模拟真实用户浏览行为，通过设置请求头来欺骗服务器。

headers = {
    'User-Agent': 'Mozilla/5.0 (Windows NT 10.0; Win64; x64) AppleWebKit/537.36 (KHTML, like Gecko) Chrome/91.0.4472.124 Safari/537.36'
}
response = requests.get(url, headers=headers)

2. 使用代理

通过使用代理IP，可以避免因频繁请求同一IP而被封禁。

proxies = {
    'http': 'http://10.10.1.10:3128',
    'https': 'https://10.10.1.10:1080',
}
response = requests.get(url, headers=headers, proxies=proxies)

3. 设置请求间隔

通过设置请求间隔，可以有效降低被检测到的风险。

import time
time.sleep(2)  # 等待2秒再发起下一次请求

四、合法合规操作

在爬取数据时，必须遵守相关法律法规和论坛的使用条款。这不仅是道德的要求，也是法律的底线。

1. 遵守网站的Robots.txt

Robots.txt文件规定了哪些页面允许爬取，哪些页面禁止爬取。
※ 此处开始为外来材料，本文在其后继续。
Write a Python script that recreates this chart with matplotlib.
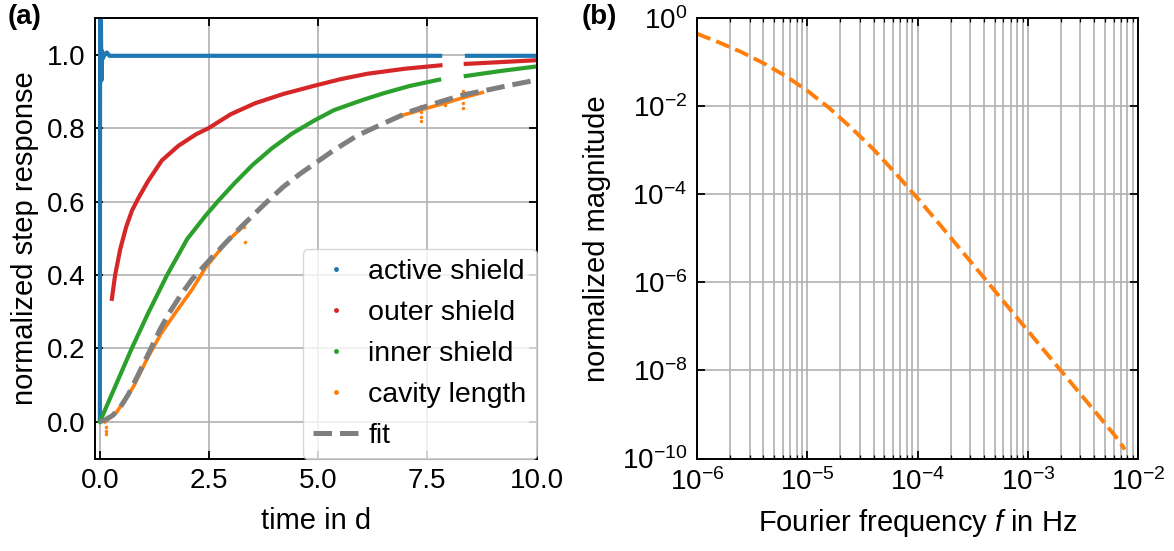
import numpy as np
import matplotlib
matplotlib.use("Agg")
import matplotlib.pyplot as plt
from matplotlib.lines import Line2D
from matplotlib.ticker import LogLocator, NullLocator, FixedLocator

plt.rcParams['font.family'] = ['Liberation Sans', 'DejaVu Sans']
plt.rcParams['mathtext.fontset'] = 'custom'
plt.rcParams['mathtext.rm'] = 'Liberation Sans'
plt.rcParams['mathtext.it'] = 'Liberation Sans:italic'
plt.rcParams['mathtext.bf'] = 'Liberation Sans:bold'
plt.rcParams['axes.unicode_minus'] = True

FS = 20
FSL = 21

# ---------------- data: panel (a) ----------------
active_t = [0.0, 0.006, 0.02, 0.035, 0.05, 0.07, 0.11, 0.16, 0.22, 7.84, np.nan, 8.36, 10.0]
active_v = [0.0, 1.15, 1.15, 0.93, 1.01, 0.99, 1.0, 1.006, 0.997, 0.997, np.nan, 0.997, 0.997]

outer_t = [0.275, 0.35, 0.466, 0.6, 0.734, 0.885, 1.1, 1.42, 1.8, 2.2, 2.49, 3.0, 3.56, 4.2, 4.9,
           5.5, 6.12, 7.0, 7.8, np.nan, 8.38, 9.2, 10.0]
outer_v = [0.335, 0.40, 0.47, 0.53, 0.575, 0.61, 0.655, 0.712, 0.752, 0.783, 0.80, 0.838, 0.868,
           0.893, 0.915, 0.933, 0.948, 0.962, 0.971, np.nan, 0.975, 0.98, 0.985]

inner_t = [0.0, 0.35, 0.73, 1.11, 1.54, 2.0, 2.41, 2.72, 3.10, 3.5, 3.94, 4.4, 4.9, 5.36, 6.0, 6.5,
           7.1, 7.77, np.nan, 8.38, 9.2, 10.0]
inner_v = [0.0, 0.096, 0.20, 0.297, 0.40, 0.498, 0.56, 0.603, 0.652, 0.70, 0.745, 0.785, 0.82,
           0.849, 0.876, 0.895, 0.915, 0.932, np.nan, 0.942, 0.956, 0.968]

cavity_t = [0.12, 0.39, 0.77, 1.11, 1.40, 1.73, 2.11, 2.42, 2.90, 3.26, 3.40, np.nan,
            6.96, 7.36, 7.90, 8.32, 8.76]
cavity_v = [0.0, 0.027, 0.096, 0.178, 0.24, 0.297, 0.36, 0.42, 0.49, 0.53, 0.55, np.nan,
            0.836, 0.85, 0.868, 0.883, 0.897]

cavity_out_t = [0.14, 0.14, 0.15, 3.33, 3.29, 7.36, 7.36, 7.36, 7.36, 7.90, 7.90, 8.32, 8.32, 8.32, 8.32]
cavity_out_v = [-0.015, -0.025, -0.032, 0.49, 0.53, 0.82, 0.83, 0.845, 0.86, 0.862, 0.875, 0.856,
                0.868, 0.885, 0.90]

fit_t = [0.0, 0.12, 0.3, 0.47, 0.65, 0.81, 1.0, 1.19, 1.38, 1.57, 1.85, 2.11, 2.53, 2.9, 3.26,
         3.79, 4.2, 4.59, 5.0, 5.36, 5.9, 6.5, 7.1, 7.8, 8.3, 8.88, 9.4, 9.83, 10.0]
fit_v = [0.0, 0.005, 0.018, 0.04, 0.074, 0.112, 0.158, 0.205, 0.252, 0.293, 0.345, 0.388, 0.443,
         0.49, 0.534, 0.595, 0.64, 0.676, 0.71, 0.74, 0.78, 0.813, 0.845, 0.872, 0.89, 0.904,
         0.917, 0.927, 0.931]

# ---------------- data: panel (b) ----------------
freq = [1e-6, 1.58e-6, 2.51e-6, 3.98e-6, 6.31e-6, 1e-5, 1.58e-5, 2.51e-5, 3.98e-5, 6.31e-5,
        1e-4, 1.58e-4, 2.51e-4, 3.98e-4, 6.31e-4, 1e-3, 1.58e-3, 2.51e-3, 3.98e-3, 6.31e-3, 7.6e-3]
mag = [0.44, 0.28, 0.17, 0.095, 0.049, 0.0224, 9.1e-3, 3.2e-3, 1.05e-3, 3.0e-4,
       8.1e-5, 2.1e-5, 5.2e-6, 1.3e-6, 3.2e-7, 8.0e-8, 2.0e-8, 5.0e-9, 1.25e-9, 3.1e-10, 1.6e-10]

c_blue, c_red, c_green, c_orange, c_grey = '#1f77b4', '#d62728', '#2ca02c', '#ff7f0e', '#7f7f7f'

fig = plt.figure(figsize=(11.74, 5.51), dpi=100)
W, H = 1174, 551
axa = fig.add_axes([95.5 / W, (H - 458.5) / H, 441 / W, 440.5 / H])
axb = fig.add_axes([697 / W, (H - 458.5) / H, 441 / W, 440.5 / H])

def style(ax):
    ax.tick_params(which='both', direction='in', top=True, right=True, labelsize=FS)
    ax.tick_params(which='major', length=6, width=1.3, pad=7)
    ax.tick_params(which='minor', length=3.2, width=0.9)
    for s in ax.spines.values():
        s.set_linewidth(1.4)
    ax.set_axisbelow(True)

# panel a
lw = 3.0
axa.plot(active_t, active_v, color=c_blue, lw=lw, solid_capstyle='butt')
axa.plot(outer_t, outer_v, color=c_red, lw=lw)
axa.plot(inner_t, inner_v, color=c_green, lw=lw)
axa.plot(cavity_t, cavity_v, color=c_orange, lw=2.6)
axa.plot(cavity_out_t, cavity_out_v, ls='none', marker='o', ms=2.5, color=c_orange, mec='none')
axa.plot(fit_t, fit_v, color=c_grey, lw=3.6, ls='--')
axa.set_xlim(-0.1, 10.0)
axa.set_ylim(-0.1, 1.1)
axa.set_xticks([0, 2.5, 5.0, 7.5, 10.0])
axa.set_xticklabels(['0.0', '2.5', '5.0', '7.5', '10.0'])
axa.set_yticks([0.0, 0.2, 0.4, 0.6, 0.8, 1.0])
axa.set_yticklabels(['0.0', '0.2', '0.4', '0.6', '0.8', '1.0'])
axa.grid(True, color='#b0b0b0', lw=1.2)
style(axa)
axa.set_xlabel('time in d', fontsize=FSL, labelpad=9)
axa.set_ylabel('normalized step response', fontsize=FSL, labelpad=6)

handles = [
    Line2D([], [], ls='none', marker='.', ms=5, color=c_blue),
    Line2D([], [], ls='none', marker='.', ms=5, color=c_red),
    Line2D([], [], ls='none', marker='.', ms=5, color=c_green),
    Line2D([], [], ls='none', marker='.', ms=5, color=c_orange),
    Line2D([], [], ls='--', lw=3.6, color=c_grey),
]
labels = ['active shield', 'outer shield', 'inner shield', 'cavity length', 'fit']
leg = axa.legend(handles, labels, loc='lower right', fontsize=FS + 0.5, borderaxespad=0.0,
                 labelspacing=0.52, handletextpad=0.35, handlelength=1.6,
                 framealpha=0.8, edgecolor='#cccccc', borderpad=0.35)

# panel b
axb.loglog(freq, mag, color=c_orange, lw=2.8, ls='--')
axb.set_xlim(1e-6, 1e-2)
axb.set_ylim(1e-10, 1)
axb.xaxis.set_major_locator(FixedLocator([1e-6, 1e-5, 1e-4, 1e-3, 1e-2]))
axb.xaxis.set_minor_locator(LogLocator(base=10, subs=np.arange(2, 10)))
axb.yaxis.set_major_locator(FixedLocator([1e-10, 1e-8, 1e-6, 1e-4, 1e-2, 1]))
axb.yaxis.set_minor_locator(NullLocator())
axb.set_xticklabels([r'$10^{-6}$', r'$10^{-5}$', r'$10^{-4}$', r'$10^{-3}$', r'$10^{-2}$'])
axb.set_yticklabels([r'$10^{-10}$', r'$10^{-8}$', r'$10^{-6}$', r'$10^{-4}$', r'$10^{-2}$', r'$10^{0}$'])
axb.grid(True, which='both', axis='x', color='#b0b0b0', lw=1.2)
axb.grid(True, which='major', axis='y', color='#b0b0b0', lw=1.2)
style(axb)
axb.set_xlabel(r'Fourier frequency $f$ in Hz', fontsize=FSL, labelpad=8)
axb.set_ylabel('normalized magnitude', fontsize=FSL, labelpad=8)

fig.text(8 / W, 1 - 17 / H, '(a)', fontsize=FS, fontweight='bold', va='center', ha='left')
fig.text(582 / W, 1 - 17 / H, '(b)', fontsize=FS, fontweight='bold', va='center', ha='left')

fig.savefig('out.png', dpi=100)
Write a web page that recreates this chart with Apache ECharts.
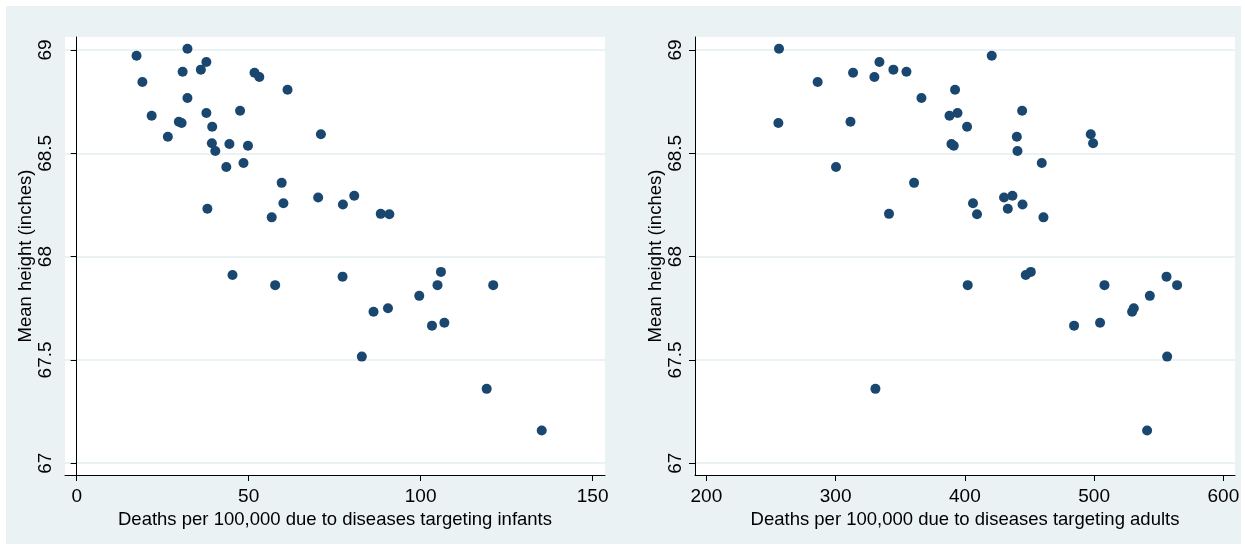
<!DOCTYPE html>
<html>
<head>
<meta charset="utf-8">
<script src="https://cdn.jsdelivr.net/npm/echarts@6/dist/echarts.min.js"></script>
<style>
html,body{margin:0;padding:0;background:#ffffff;}
#chart{width:1245px;height:547px;}
</style>
</head>
<body>
<div id="chart"></div>
<script>
// Mean height (inches) per state, shared by both panels
const heights = [69.006, 68.972, 68.942, 68.905, 68.895, 68.890, 68.869, 68.845, 68.808, 68.768,
  68.706, 68.695, 68.682, 68.653, 68.647, 68.629, 68.592, 68.580, 68.549, 68.545,
  68.537, 68.511, 68.453, 68.434, 68.357, 68.295, 68.286, 68.258, 68.252, 68.232,
  68.207, 68.205, 68.190, 67.926, 67.911, 67.903, 67.862, 67.862, 67.862, 67.810,
  67.750, 67.733, 67.680, 67.666, 67.516, 67.360, 67.158];
// Deaths per 100,000 due to diseases targeting infants
const infantDeaths = [32.2, 17.4, 37.7, 36.1, 30.8, 51.7, 53.1, 19.1, 61.3, 32.2,
  47.5, 37.7, 21.8, 29.7, 30.5, 39.4, 71.0, 26.5, 39.3, 44.4,
  49.8, 40.3, 48.5, 43.5, 59.6, 80.7, 70.2, 60.1, 77.4, 38.0,
  88.4, 90.9, 56.7, 105.9, 45.3, 77.3, 57.7, 104.9, 121.1, 99.6,
  90.5, 86.3, 106.9, 103.3, 82.9, 119.2, 135.2];
// Deaths per 100,000 due to diseases targeting adults
const adultDeaths = [256.2, 420.8, 333.9, 344.7, 354.8, 313.5, 330.0, 286.1, 392.4, 366.4,
  444.3, 394.3, 388.1, 311.5, 255.7, 401.7, 497.4, 440.2, 499.2, 389.6,
  391.4, 440.7, 459.5, 300.3, 360.7, 436.8, 430.3, 406.3, 444.6, 433.2,
  341.3, 409.4, 460.8, 451.0, 447.1, 556.0, 402.2, 508.0, 564.2, 543.1,
  530.7, 529.4, 504.6, 484.5, 556.5, 330.8, 541.0];
const yTicks = [67, 67.5, 68, 68.5, 69];
const xTicksInfant = [0, 50, 100, 150];
const xTicksAdult = [200, 300, 400, 500, 600];
const yTitle = 'Mean height (inches)';
const xTitleInfant = 'Deaths per 100,000 due to diseases targeting infants';
const xTitleAdult = 'Deaths per 100,000 due to diseases targeting adults';

const FONT = '"Liberation Sans", Arial, sans-serif';
const BG = '#eaf2f3';
const DOT = '#1a476f';

function xAxis(idx, min, max, ticks, title) {
  return {
    type: 'value', gridIndex: idx, min: min, max: max,
    name: title, nameLocation: 'middle', nameGap: 30,
    nameTextStyle: {fontFamily: FONT, fontSize: 18.5, color: '#000'},
    axisLine: {show: true, lineStyle: {color: '#000', width: 1}},
    axisTick: {show: true, length: 6, customValues: ticks, lineStyle: {color: '#000'}},
    axisLabel: {customValues: ticks, fontFamily: FONT, fontSize: 19, color: '#000', margin: 12},
    splitLine: {show: false}
  };
}
function yAxis(idx) {
  return {
    type: 'value', gridIndex: idx, min: 66.943, max: 69.063,
    name: yTitle, nameLocation: 'middle', nameGap: 30, nameRotate: 90,
    nameTextStyle: {fontFamily: FONT, fontSize: 18.5, color: '#000'},
    axisLine: {show: true, lineStyle: {color: '#000', width: 1}},
    axisTick: {show: true, length: 6, customValues: yTicks, lineStyle: {color: '#000'}},
    axisLabel: {customValues: yTicks, rotate: 90, fontFamily: FONT, fontSize: 19, color: '#000', margin: 10},
    splitLine: {show: true, lineStyle: {color: BG, width: 2}}
  };
}

const chart = echarts.init(document.getElementById('chart'), null, {renderer: 'canvas'});
chart.setOption({
  animation: false,
  backgroundColor: '#ffffff',
  graphic: [{
    type: 'rect', z: -10, silent: true,
    shape: {x: 6, y: 6, width: 1235, height: 538},
    style: {fill: BG}
  }],
  grid: [
    {left: 65, right: 640, top: 37, bottom: 72, show: true, backgroundColor: '#ffffff', borderWidth: 0},
    {left: 695, right: 10, top: 37, bottom: 72, show: true, backgroundColor: '#ffffff', borderWidth: 0}
  ],
  xAxis: [
    xAxis(0, -3.4, 153.6, xTicksInfant, xTitleInfant),
    xAxis(1, 191.2, 609, xTicksAdult, xTitleAdult)
  ],
  yAxis: [yAxis(0), yAxis(1)],
  series: [
    {
      type: 'scatter', xAxisIndex: 0, yAxisIndex: 0, symbolSize: 10,
      itemStyle: {color: DOT, opacity: 1},
      data: infantDeaths.map((x, i) => [x, heights[i]])
    },
    {
      type: 'scatter', xAxisIndex: 1, yAxisIndex: 1, symbolSize: 10,
      itemStyle: {color: DOT, opacity: 1},
      data: adultDeaths.map((x, i) => [x, heights[i]])
    }
  ]
});
</script>
</body>
</html>
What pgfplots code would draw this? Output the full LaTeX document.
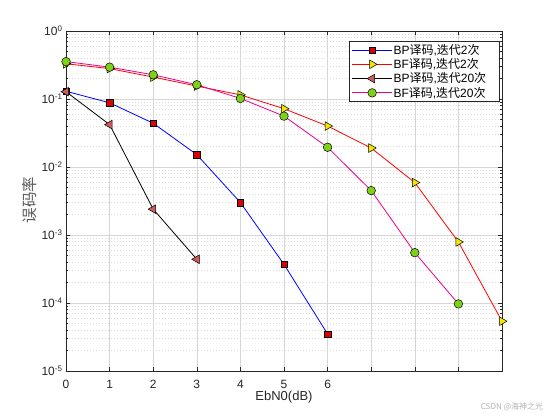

请务必遵守这些规定。

import urllib.robotparser
rp = urllib.robotparser.RobotFileParser()
rp.set_url('http://example-forum.com/robots.txt')
rp.read()
if rp.can_fetch('*', 'http://example-forum.com/some-page'):
    response = requests.get('http://example-forum.com/some-page')

2. 获取数据的合法性

确保你爬取的数据不会侵犯他人的隐私或版权，特别是当你计划将数据用于商业用途时。

五、数据存储和处理

爬取的数据需要合理地存储和处理，以便后续分析和使用。

1. 存储到数据库

将爬取的数据存储到数据库中，便于后续的查询和分析。

import sqlite3
conn = sqlite3.connect('forum.db')
c = conn.cursor()
c.execute('''CREATE TABLE posts (author TEXT, content TEXT, date TEXT)''')
for post in posts:
    c.execute("INSERT INTO posts (author, content, date) VALUES (?, ?, ?)", 
              (post['author'], post['content'], post['date']))
conn.commit()
conn.close()

2. 数据清洗和预处理

爬取的数据可能包含噪声和冗余信息，需要进行清洗和预处理。

import pandas as pd
df = pd.DataFrame(posts)
df['content'] = df['content'].str.replace('n', ' ').str.strip()

六、分析和应用

最终，爬取的数据可以用于各种分析和应用，如情感分析、话题建模等。

1. 情感分析

使用自然语言处理技术对帖子内容进行情感分析，以了解用户的情感倾向。

from textblob import TextBlob
def analyze_sentiment(text):
    blob = TextBlob(text)
    return blob.sentiment.polarity
df['sentiment'] = df['content'].apply(analyze_sentiment)

2. 话题建模

使用主题模型算法（如LDA）对帖子内容进行话题建模，挖掘出隐藏的主题。

from sklearn.feature_extraction.text import CountVectorizer
from sklearn.decomposition import LatentDirichletAllocation
vectorizer = CountVectorizer(max_df=0.95, min_df=2, stop_words='english')
X = vectorizer.fit_transform(df['content'])
lda = LatentDirichletAllocation(n_components=10, random_state=0)
lda.fit(X)
topics = lda.components_

以上就是爬取论坛文本数据库的详细步骤，希望这些内容能为你提供有价值的参考。在实际操作中，请务必遵守相关法律法规和论坛的使用条款。